Hello,
when i run TrID on some IncrediMail specific *.im? files some are
identified wrong or too general as "Microsoft Cabinet Archive" (see
appended output/trid-old.txt ).
The examples are found on disk after installing current German
(version 2.5 de build 6605338) by installer IncrediMailSetup_de.exe
from web site
http://www.incredimail.com/.
First i trid to update imn.trid.xml for IncrediMail notifier
(*.imn). The current definition file contains only 1 pattern with XML
construct:
<Bytes>4D53434600000000</Bytes>
<ASCII> M S C F</ASCII>
<Pos>0</Pos>
That is the magic for cab archives. That means all such IncrediMail files
are also identified by ark-cab.trid.xml as "Microsoft Cabinet
Archive".
In global string section lines occur like:
<String>CONTENT.INI</String>
<String>GOTMAIL.SWF</String>
<String>HAVEMAIL.SWF</String>
<String>READMAIL.SWF</String>
That must be interpreted as following. IncrediMail file contains an
initialisation file with name content.ini and some Flash Player files
(GOTMAIL.SWF , HAVEMAIL.SWF , READMAIL.SWF). The inspected notifier
examples however does not contain any Flash Player files
(*.swf). These facts can be verified by looking at output of 7-Zip
console unpacking tool with list command (see imn/output/7z-l.txt). So
examples are not recognised by imn.trid.xml (see
imn/output/trid-old.txt). And an updated definition would only contain
1 line in string section like:
<String>CONTENT.INI</String>
Do the the same consideration for *.imw files. By imw-wav.trid.xml
IncrediMail sounds with wave Audios (*.wav) are described in global
string section by
<String>CONTENT.INI</String>
<String>.WAV</String>
But inspected examples does not contain any audio files ( see
imw/output/7z-l.txt). So an updated definition file would contain in
string section only 1 line:
<String>CONTENT.INI</String>
At this point a problem arise. As far as i can see it is then not
possible to distinguish general IncrediMail files like notifiers
(*.imn) from sounds (*.imw). In my mind this is only possible after
extracting content.ini and then there looking for Type variable, which
is Notifier for imn-files and Sound for imw-files.

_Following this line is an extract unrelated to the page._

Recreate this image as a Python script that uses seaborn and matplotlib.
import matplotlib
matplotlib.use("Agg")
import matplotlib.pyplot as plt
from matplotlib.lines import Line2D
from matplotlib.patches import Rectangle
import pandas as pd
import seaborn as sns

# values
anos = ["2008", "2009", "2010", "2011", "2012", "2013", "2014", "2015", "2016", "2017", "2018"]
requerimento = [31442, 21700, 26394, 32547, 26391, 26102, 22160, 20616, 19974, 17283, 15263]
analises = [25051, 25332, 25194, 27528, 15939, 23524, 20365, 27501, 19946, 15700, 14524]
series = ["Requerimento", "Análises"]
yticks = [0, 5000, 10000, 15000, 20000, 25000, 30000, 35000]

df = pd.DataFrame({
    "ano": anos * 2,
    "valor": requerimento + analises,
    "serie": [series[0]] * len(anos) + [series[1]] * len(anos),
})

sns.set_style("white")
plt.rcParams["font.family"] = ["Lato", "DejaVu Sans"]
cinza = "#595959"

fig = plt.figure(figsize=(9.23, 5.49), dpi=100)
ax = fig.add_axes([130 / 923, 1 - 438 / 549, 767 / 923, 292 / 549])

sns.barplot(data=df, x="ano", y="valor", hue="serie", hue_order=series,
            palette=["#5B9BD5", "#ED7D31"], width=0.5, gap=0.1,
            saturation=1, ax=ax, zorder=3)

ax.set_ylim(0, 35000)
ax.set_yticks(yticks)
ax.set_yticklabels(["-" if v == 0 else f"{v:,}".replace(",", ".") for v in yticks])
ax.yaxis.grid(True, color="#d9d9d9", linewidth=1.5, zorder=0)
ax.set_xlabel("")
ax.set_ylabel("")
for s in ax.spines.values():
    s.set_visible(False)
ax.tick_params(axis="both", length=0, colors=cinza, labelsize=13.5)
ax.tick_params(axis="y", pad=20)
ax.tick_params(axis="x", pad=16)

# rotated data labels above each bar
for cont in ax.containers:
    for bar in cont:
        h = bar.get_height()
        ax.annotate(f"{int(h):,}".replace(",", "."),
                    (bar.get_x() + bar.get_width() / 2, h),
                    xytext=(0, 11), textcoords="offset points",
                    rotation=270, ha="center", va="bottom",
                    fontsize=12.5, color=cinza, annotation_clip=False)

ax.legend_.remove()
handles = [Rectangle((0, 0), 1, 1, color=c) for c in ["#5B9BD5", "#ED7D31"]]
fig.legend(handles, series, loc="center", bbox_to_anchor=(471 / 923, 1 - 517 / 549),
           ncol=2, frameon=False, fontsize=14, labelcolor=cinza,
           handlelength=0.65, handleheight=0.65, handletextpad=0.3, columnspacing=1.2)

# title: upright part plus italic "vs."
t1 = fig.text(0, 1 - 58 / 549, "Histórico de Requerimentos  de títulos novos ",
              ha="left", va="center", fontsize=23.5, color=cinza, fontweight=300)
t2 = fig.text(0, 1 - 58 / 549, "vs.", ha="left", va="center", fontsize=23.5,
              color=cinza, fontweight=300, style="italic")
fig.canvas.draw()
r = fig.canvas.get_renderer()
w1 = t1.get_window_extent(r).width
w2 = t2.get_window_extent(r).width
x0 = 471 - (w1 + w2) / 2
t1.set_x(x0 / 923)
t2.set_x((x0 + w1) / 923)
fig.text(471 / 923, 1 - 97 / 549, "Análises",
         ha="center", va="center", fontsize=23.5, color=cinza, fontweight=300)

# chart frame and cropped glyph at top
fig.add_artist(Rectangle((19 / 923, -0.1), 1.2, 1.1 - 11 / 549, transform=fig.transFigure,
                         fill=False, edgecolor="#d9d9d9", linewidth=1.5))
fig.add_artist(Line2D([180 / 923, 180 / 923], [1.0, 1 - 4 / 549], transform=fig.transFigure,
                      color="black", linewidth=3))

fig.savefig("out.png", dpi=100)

So i do not try further to update existing trid definitions and start
to create a generic definition file im_.trid.xml for such IncrediMail
files.
In current definitions only start magic part with "MSCF is used in
pattern section. At offset 24 of cabinet file format version is
stored. Currently only versionMajor = 1 and versionMinor = 3. So byte
sequence 0301h should occur as pattern.
For identifying only one pattern is sufficient, but if you want to do
some deeper inspection additional information is lost. That is no
problem if official or complete file specification exist. Unfortunately
this is not the case. There exist Microsoft Cabinet Format found at
https://msdn.microsoft.com/en-us/library/bb267310.aspx .
But i found no information for such IncrediMail files. Nothing is
written about used compression method, id , etc.
If you do not build such cab files by "Photo Notifier and Animation
Creator" (pnac.exe) because you running Linux with WINE emulator for
example you need additional information or exact identification to
create compatible package.
So i decided to start a replacement definition by running tridscan and
refine XML file according to cab specification.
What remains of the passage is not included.